3. The defendant argues finally that the prosecutor’s closing argument was unfairly prejudicial because it sought to appeal to the jurors’ sympathies. The prosecutor’s closing was based on reasonable and permissible inferences that the defendant forced the victim into the woods and there engaged in sexual activities. The prosecutor was thus warranted in arguing that the defendant forced the victim “into the woods to act out his sexual fantasies and perversions.” The prosecutor’s statement that the defendant was “every person’s worst nightmare” was tolerable hyperbole, as a reasonable jury would recognize. See Commonwealth v. Andrade, 422 Mass. 236, 244 n.9 (1996); Commonwealth v. Benson, 419 Mass. 114, 120 (1994); Commonwealth v.

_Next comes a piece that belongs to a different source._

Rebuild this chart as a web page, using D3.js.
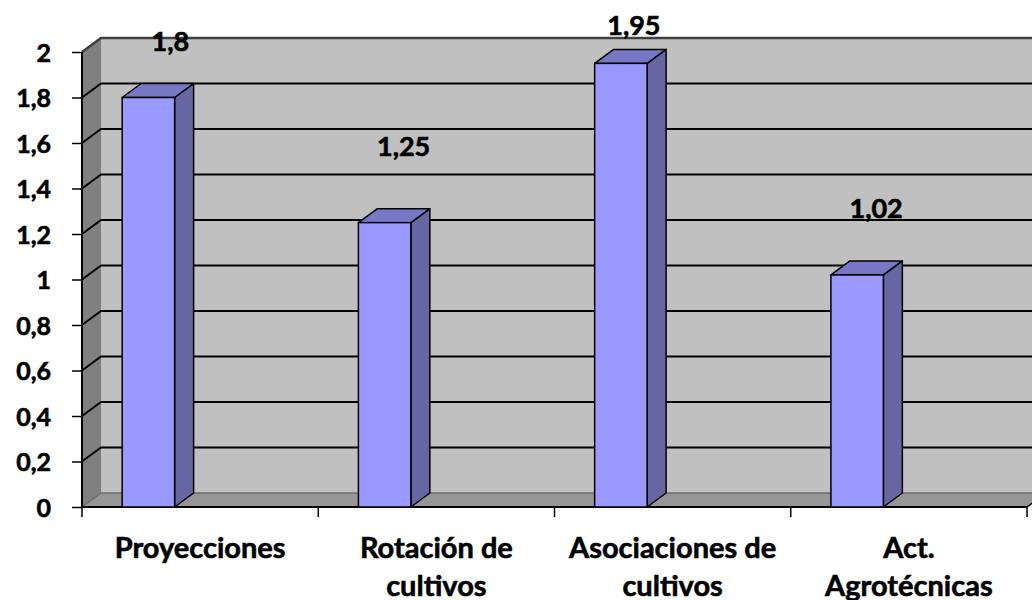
<!DOCTYPE html>
<html>
<head>
<meta charset="utf-8">
<script src="https://cdn.jsdelivr.net/npm/d3@7"></script>
<style>
  html, body { margin: 0; padding: 0; background: #fff; }
  svg { display: block; }
  text { font-family: Lato, "Open Sans", sans-serif; font-weight: 700; fill: #000; stroke: #000; stroke-width: 0.6px; }
</style>
</head>
<body>
<svg id="chart" width="1032" height="600"></svg>
<script>
// Chart data
const categories = ["Proyecciones", "Rotación de cultivos", "Asociaciones de cultivos", "Act. Agrotécnicas"];
const categoryLines = [["Proyecciones"], ["Rotación de", "cultivos"], ["Asociaciones de", "cultivos"], ["Act.", "Agrotécnicas"]];
const values = [1.8, 1.25, 1.95, 1.02];
const tickValues = [0, 0.2, 0.4, 0.6, 0.8, 1, 1.2, 1.4, 1.6, 1.8, 2];

// Value-label placement (pixels relative to each bar's front top)
const labelDx = [22, 19, 13, 19];
const labelLift = [47, 67, 28, 57];

const svg = d3.select("#chart");
const fmt = v => String(v).replace(".", ",");

// Plot frame and 3D depth offset
const plotLeft = 82, plotRight = 1027, plotBase = 507, plotTop = 52;
const depth = { dx: 19, dy: -14 };

const x = d3.scaleBand().domain(categories).range([plotLeft, plotRight]).paddingInner(0).paddingOuter(0);
const y = d3.scaleLinear().domain([0, 2]).range([plotBase, plotTop]);

const pts = a => a.map(p => p.join(",")).join(" ");

// Back wall
svg.append("rect")
  .attr("x", plotLeft + depth.dx).attr("y", y(2) + depth.dy)
  .attr("width", 1100).attr("height", y(0) - y(2))
  .attr("fill", "#c0c0c0");

// Side wall
svg.append("polygon")
  .attr("points", pts([[plotLeft, y(2)], [plotLeft + depth.dx, y(2) + depth.dy], [plotLeft + depth.dx, y(0) + depth.dy], [plotLeft, y(0)]]))
  .attr("fill", "#808080");

// Floor
svg.append("polygon")
  .attr("points", pts([[plotLeft, plotBase], [plotLeft + depth.dx, plotBase + depth.dy], [plotRight + depth.dx, plotBase + depth.dy], [plotRight, plotBase]]))
  .attr("fill", "#969696");

// Gridlines across side wall and back wall
svg.append("g").selectAll("polyline")
  .data(tickValues.filter(v => v > 0))
  .join("polyline")
  .attr("points", v => pts([[plotLeft, y(v)], [plotLeft + depth.dx, y(v) + depth.dy], [1100, y(v) + depth.dy]]))
  .attr("fill", "none")
  .attr("stroke", v => v === 2 ? "#404040" : "#000")
  .attr("stroke-width", v => v === 2 ? 2.5 : 2);

// Floor back edge
svg.append("line")
  .attr("x1", plotLeft + depth.dx).attr("x2", plotRight + depth.dx)
  .attr("y1", plotBase + depth.dy).attr("y2", plotBase + depth.dy)
  .attr("stroke", "#6e6e6e").attr("stroke-width", 1.5);
svg.append("line")
  .attr("x1", plotLeft).attr("x2", plotLeft + depth.dx)
  .attr("y1", plotBase).attr("y2", plotBase + depth.dy)
  .attr("stroke", "#6e6e6e").attr("stroke-width", 1.5);

// Front axis lines
svg.append("line").attr("x1", plotLeft).attr("x2", plotLeft).attr("y1", y(2)).attr("y2", plotBase)
  .attr("stroke", "#000").attr("stroke-width", 2);
svg.append("line").attr("x1", plotLeft).attr("x2", plotRight).attr("y1", plotBase).attr("y2", plotBase)
  .attr("stroke", "#000").attr("stroke-width", 2);
svg.append("line").attr("x1", plotRight).attr("x2", plotRight + depth.dx).attr("y1", plotBase).attr("y2", plotBase + depth.dy)
  .attr("stroke", "#000").attr("stroke-width", 1.5);

// Y axis ticks and labels
const yAxis = svg.append("g")
  .attr("transform", `translate(${plotLeft},0)`)
  .call(d3.axisLeft(y).tickValues(tickValues).tickSize(10).tickFormat(fmt));
yAxis.select(".domain").remove();
yAxis.selectAll(".tick line").attr("stroke", "#000").attr("stroke-width", 1.5);
yAxis.selectAll(".tick text")
  .attr("x", -31).attr("dy", "0.36em")
  .attr("fill", "#000")
  .style("font-family", "Lato, 'Open Sans', sans-serif")
  .style("font-weight", "700")
  .style("font-size", "25px");

// X axis ticks at category boundaries
const bounds = categories.map(c => x(c)).concat([plotRight]);
svg.append("g").selectAll("line")
  .data(bounds)
  .join("line")
  .attr("x1", d => d).attr("x2", d => d)
  .attr("y1", plotBase).attr("y2", plotBase + 10)
  .attr("stroke", "#000").attr("stroke-width", 1.5);

// Bars
const barOff = x.bandwidth() * 0.17, barW = x.bandwidth() * 0.222;
const bars = svg.append("g").selectAll("g")
  .data(values.map((v, i) => ({ v, c: categories[i], i })))
  .join("g");

bars.append("polygon") // right side
  .attr("points", d => {
    const x1 = x(d.c) + barOff + barW;
    return pts([[x1, y(d.v)], [x1 + depth.dx, y(d.v) + depth.dy], [x1 + depth.dx, plotBase + depth.dy], [x1, plotBase]]);
  })
  .attr("fill", "#6666a3").attr("stroke", "#000").attr("stroke-width", 1.5).attr("stroke-linejoin", "round");

bars.append("polygon") // top
  .attr("points", d => {
    const x0 = x(d.c) + barOff, x1 = x0 + barW;
    return pts([[x0, y(d.v)], [x0 + depth.dx, y(d.v) + depth.dy], [x1 + depth.dx, y(d.v) + depth.dy], [x1, y(d.v)]]);
  })
  .attr("fill", "#7777c6").attr("stroke", "#000").attr("stroke-width", 1.5).attr("stroke-linejoin", "round");

bars.append("rect") // front face
  .attr("x", d => x(d.c) + barOff)
  .attr("y", d => y(d.v))
  .attr("width", barW)
  .attr("height", d => plotBase - y(d.v))
  .attr("fill", "#9999ff").attr("stroke", "#000").attr("stroke-width", 1.5);

// Value labels
svg.append("g").selectAll("text")
  .data(values)
  .join("text")
  .attr("x", (v, i) => x(categories[i]) + barOff + barW / 2 + labelDx[i])
  .attr("y", (v, i) => y(v) - labelLift[i])
  .attr("text-anchor", "middle")
  .style("font-size", "27px")
  .text(fmt);

// Category labels
const cat = svg.append("g").selectAll("text")
  .data(categoryLines)
  .join("text")
  .attr("x", (d, i) => x(categories[i]) + x.bandwidth() / 2)
  .attr("y", 558)
  .attr("text-anchor", "middle")
  .style("font-size", "29px");
cat.selectAll("tspan")
  .data((d, i) => d.map(s => ({ s, i })))
  .join("tspan")
  .attr("x", d => x(categories[d.i]) + x.bandwidth() / 2)
  .attr("dy", (d, j) => j === 0 ? 0 : 38)
  .text(d => d.s);
</script>
</body>
</html>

Lawrence, 404 Mass. 378, 392 (1989).
Judgment affirmed.
Most issues that the defendant raises require us to apply established principles of law to the specific facts of his case. In general, the jurisprudence of the Commonwealth is not significantly advanced by an extensive presentation of the facts and law on such issues. We shall deal with such issues only to the extent necessary to show that we are aware of the defendant’s contentions and to apply the established law.